Fair Market Value ” shall mean, as of any date: (i) if shares of the Common Stock are listed on a national securities exchange, the average of the closing prices as reported for composite transactions during the five (5) consecutive trading days preceding the trading day immediately prior to such date or, if no sale occurred on a trading day, then the mean between the closing bid and asked prices on such exchange on such trading day; (ii) if shares of the Common Stock are not so listed but are traded on the Nasdaq market (“ Nasdaq” ), the average of the closing prices as reported on Nasdaq during the five (5) consecutive trading days preceding the trading day immediately prior to such date or, if no sale occurred on a trading day, then the mean between the highest bid and lowest asked prices as of the close of business on such trading day, as reported on the Nasdaq, (iii) if not then included for quotation on Nasdaq, the average of the closing prices as reported by the OTC Bulletin Board during the five (5) consecutive trading days preceding the trading day immediately prior to such date or, if no sale occurred on a trading day, then the mean between the highest bid and lowest asked prices as of the close of business on such trading day, as reported by the OTC Bulletin Board; or (iv)  if the shares of the Common Stock are not then publicly traded, the fair market price of the Common Stock as determined in good faith by at least a majority of the Board of Directors of the Company.

 

.151   Limitation on Exercise .  Notwithstanding any provisions herein to the contrary, the number of shares of Common Stock that may be acquired by the Holder upon any exercise of this Warrant (or otherwise in respect hereof) shall be limited to the extent necessary to insure that, following such exercise (or other issuance), the total number of shares of Common Stock then beneficially owned by such Holder and its affiliates and any other persons whose beneficial ownership of Common Stock would be aggregated with the Holder’s for purposes of Section 13(d) of the Securities Exchange Act of 1934, as amended (the “ Exchange Act ”), does not exceed 4.9% (the “ Maximum Percentage ”) of the total number of issued and outstanding shares of Common Stock (including for such purpose the shares of Common Stock issuable upon such exercise). For such purposes, beneficial ownership shall be determined in accordance with Section 13(d) of the Exchange Act and the rules and regulations promulgated thereunder. This restriction may not be waived.

 

.152   Exercise Disputes .  In the case of any dispute with respect to the number of shares of Common Stock to be issued upon exercise of this Warrant, the Company shall promptly issue such number of shares of Common Stock that is not disputed and shall submit the disputed determinations or arithmetic calculations to the Holder via fax (or, it the Holder has not provided the Company with a fax number, by overnight courier) within five (5) Business Days of receipt of the Holder’s Exercise Notice.  If the Holder and the Company are unable to agree as to the determination of the Exercise Price within five (5) Business Days of such disputed determination or arithmetic calculation being submitted to the Holder, then the Company shall in accordance with this Section, submit via facsimile the disputed determination to its independent auditor.  The Company shall cause its independent auditor to perform the determinations or calculations and notify the Company and the Holder of the results promptly, in writing and in sufficient detail to give the Holder and the Company a clear understanding of the issue.  The determination by the Company’s independent auditor shall be binding upon all parties absent manifest error.  The Company shall then on the next Business Day instruct its transfer agent to issue certificate(s) representing the appropriate number of shares of Common Stock in accordance with the independent auditor’s determination and this Section.  The prevailing party shall be entitled to reimbursement of all fees and expenses of such determination and calculation.
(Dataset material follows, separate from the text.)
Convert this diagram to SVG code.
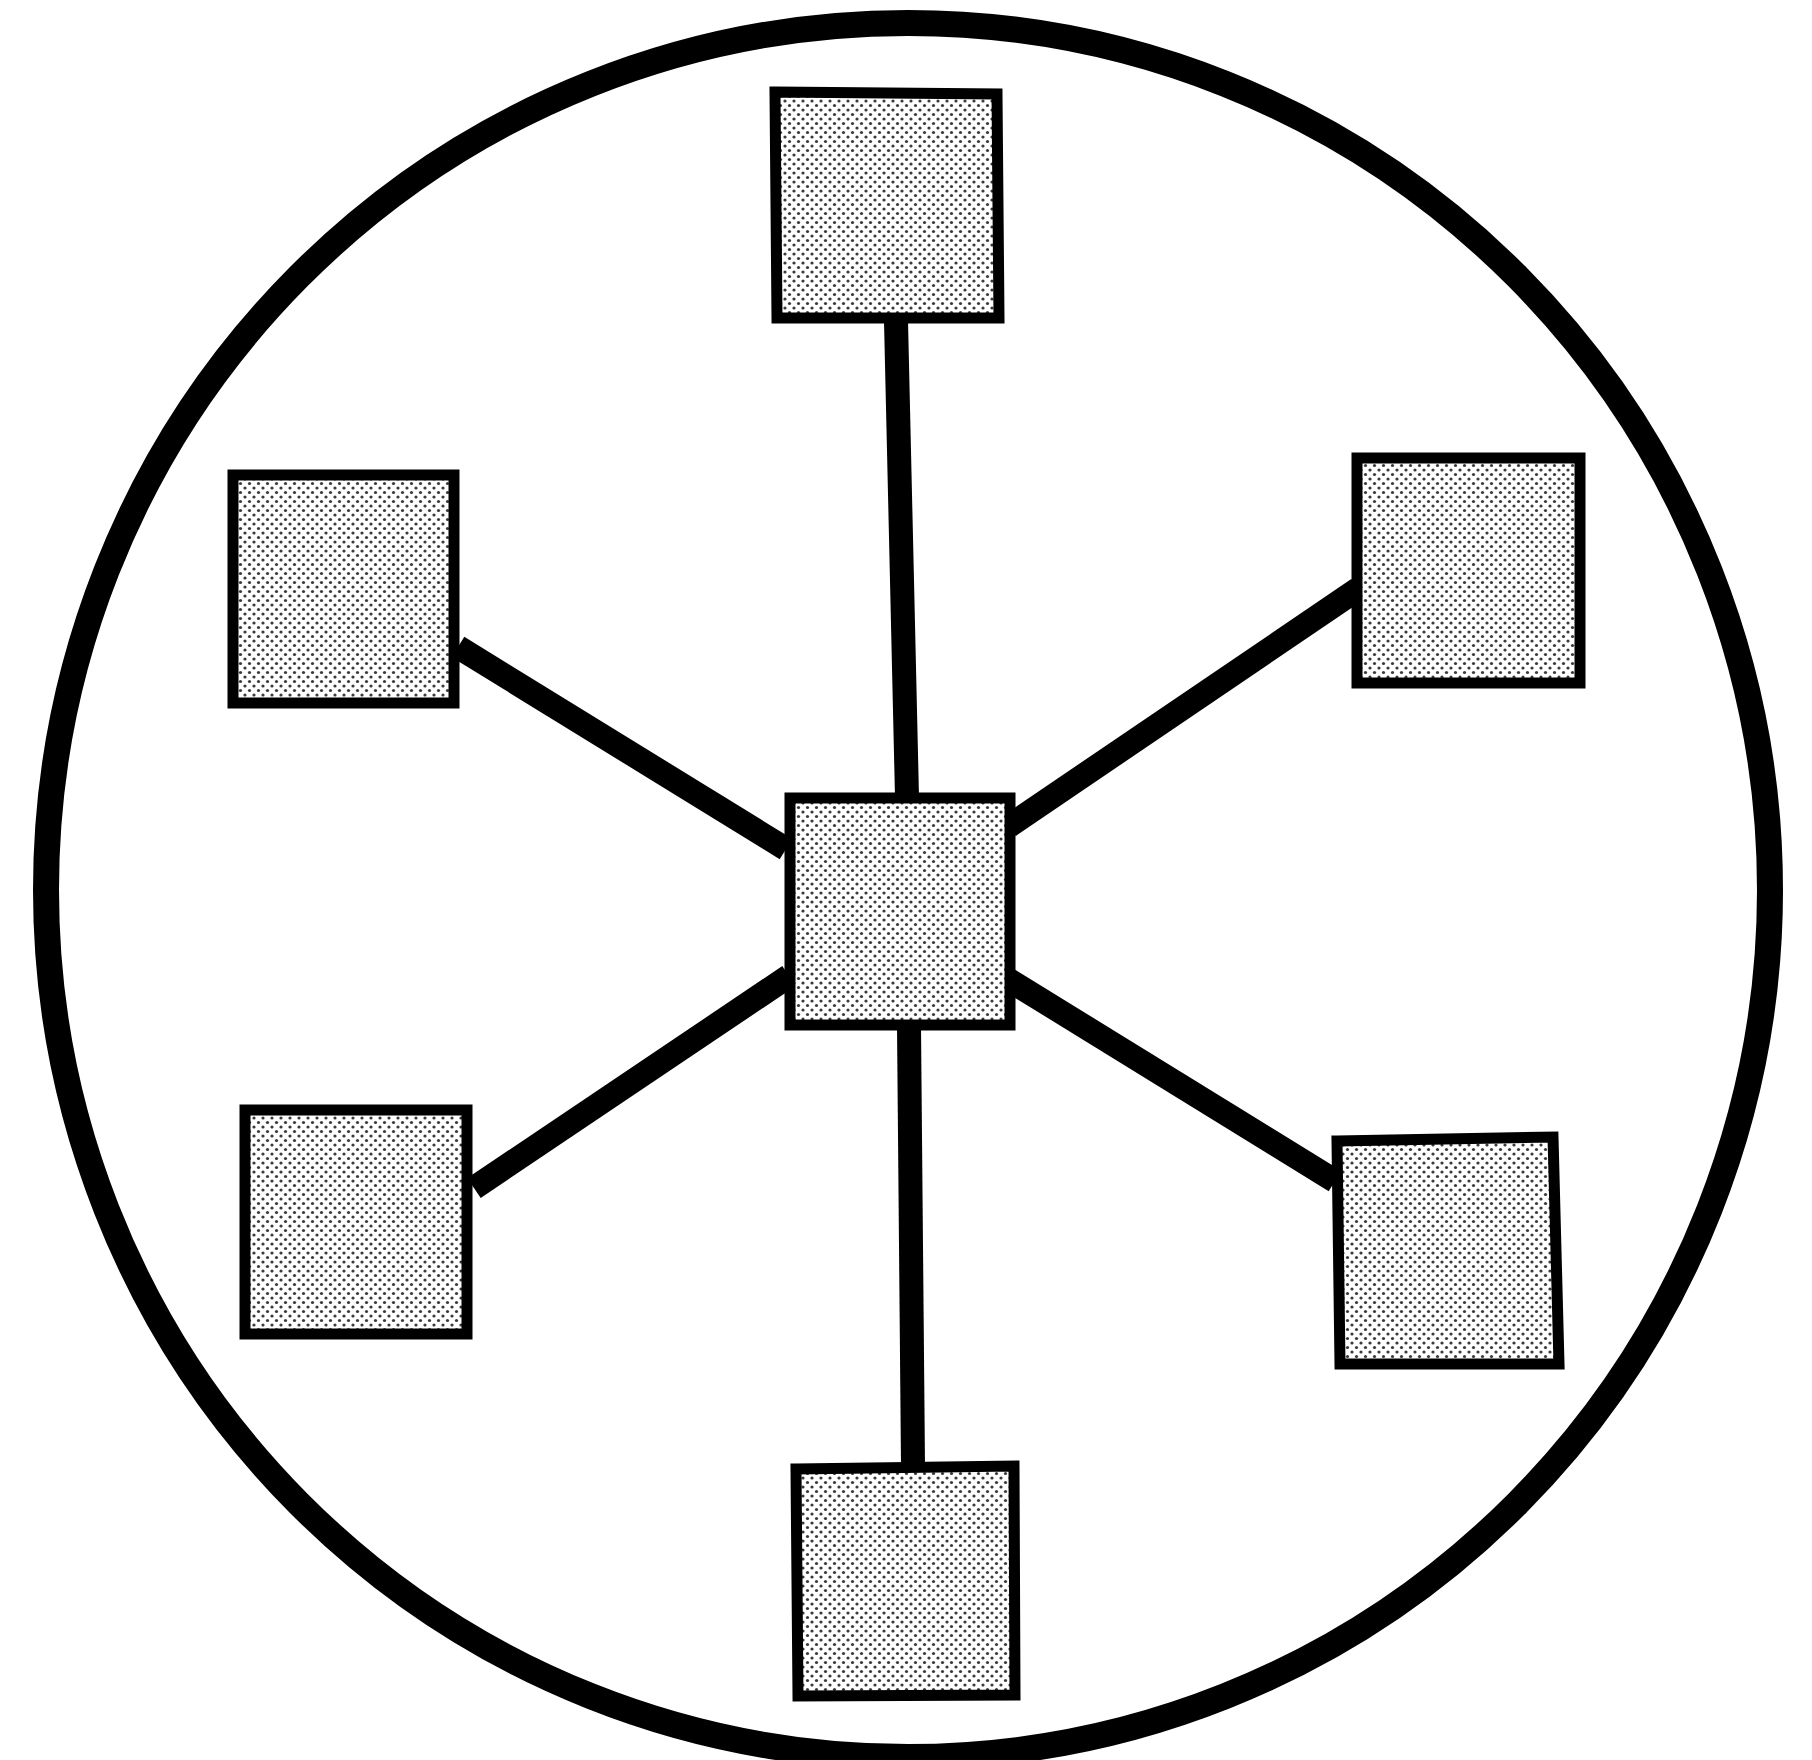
<svg xmlns="http://www.w3.org/2000/svg" width="1812" height="1760" viewBox="0 0 1812 1760">
<defs>
<pattern id="stip" width="9" height="9" patternUnits="userSpaceOnUse">
<rect width="9" height="9" fill="#ffffff"/>
<circle cx="2" cy="2" r="1.6" fill="#3a3a3a"/>
<circle cx="6.5" cy="6.5" r="1.6" fill="#3a3a3a"/>
</pattern>
<style>
.node{fill:url(#stip);stroke:#000;stroke-width:11;stroke-linejoin:miter}
.link{stroke:#000;stroke-width:24;stroke-linecap:butt;fill:none}
</style>
</defs>
<rect width="1812" height="1760" fill="#fff"/>
<ellipse cx="908" cy="890" rx="862" ry="867" fill="none" stroke="#000" stroke-width="26"/>
<g id="connectors">
<line class="link" x1="896" y1="321" x2="907" y2="797"/>
<line class="link" x1="458" y1="647" x2="786" y2="849"/>
<line class="link" x1="1358" y1="589" x2="1009" y2="826"/>
<line class="link" x1="474" y1="1188" x2="789" y2="976"/>
<line class="link" x1="1009" y1="980" x2="1335" y2="1181"/>
<line class="link" x1="909" y1="1026" x2="913" y2="1465"/>
</g>
<g id="node-center"><rect class="node" x="790" y="798" width="220" height="227"/></g>
<g id="node-top"><polygon class="node" points="775,92 997,94 999,318 777,318"/></g>
<g id="node-upper-left"><rect class="node" x="233" y="475" width="221" height="228"/></g>
<g id="node-upper-right"><rect class="node" x="1357" y="458" width="223" height="225"/></g>
<g id="node-lower-left"><rect class="node" x="245" y="1110" width="222" height="224"/></g>
<g id="node-lower-right"><polygon class="node" points="1337,1141 1553,1137 1559,1364 1340,1364"/></g>
<g id="node-bottom"><polygon class="node" points="796,1469 1014,1466 1015,1695 798,1696"/></g>
</svg>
Shares Fully Paid; Payment of Taxes . All shares of Common Stock issued upon the exercise of this Warrant, in accordance with the terms of this Warrant, shall be validly issued, fully paid and non-assessable, and the Company shall pay all taxes and other governmental charges (other than income taxes to the holder) that may be imposed in respect of the issue or delivery thereof.

 

Transfer and Exchange . This Warrant and all rights hereunder are transferable, in whole or in part, on the books of the Company maintained for such purpose at its office referred to above by the Holder in person or by duly authorized attorney, upon surrender of this Warrant at the Company’s office referred to above together with: (i) a completed and executed form of assignment, a form of which is attached hereto as Exhibit B , (ii) payment of any necessary transfer tax or other governmental charge imposed upon such transfer and (iii) an opinion of counsel reasonably acceptable to the Company stating that such transfer is exempt from the registration requirements of the Securities Act of 1933, as amended (the “ Securities Act ”). Upon any partial transfer of this Warrant, the Company will issue and deliver to Holder a new Warrant or Warrants with respect to the portion of this Warrant not so transferred. Each taker and holder of this Warrant, by taking or holding the same, consents and agrees that this Warrant when endorsed in blank shall be deemed negotiable and that when this Warrant shall have been so endorsed, the holder hereof may be treated by the Company and all other persons dealing with this Warrant as the absolute owner hereof for any purpose and as the person entitled to exercise the rights represented hereby, or to the transfer hereof on the books of the Company, any notice to the contrary notwithstanding; but until such transfer on such books, the Company may treat the registered Holder hereof as the owner for all purposes.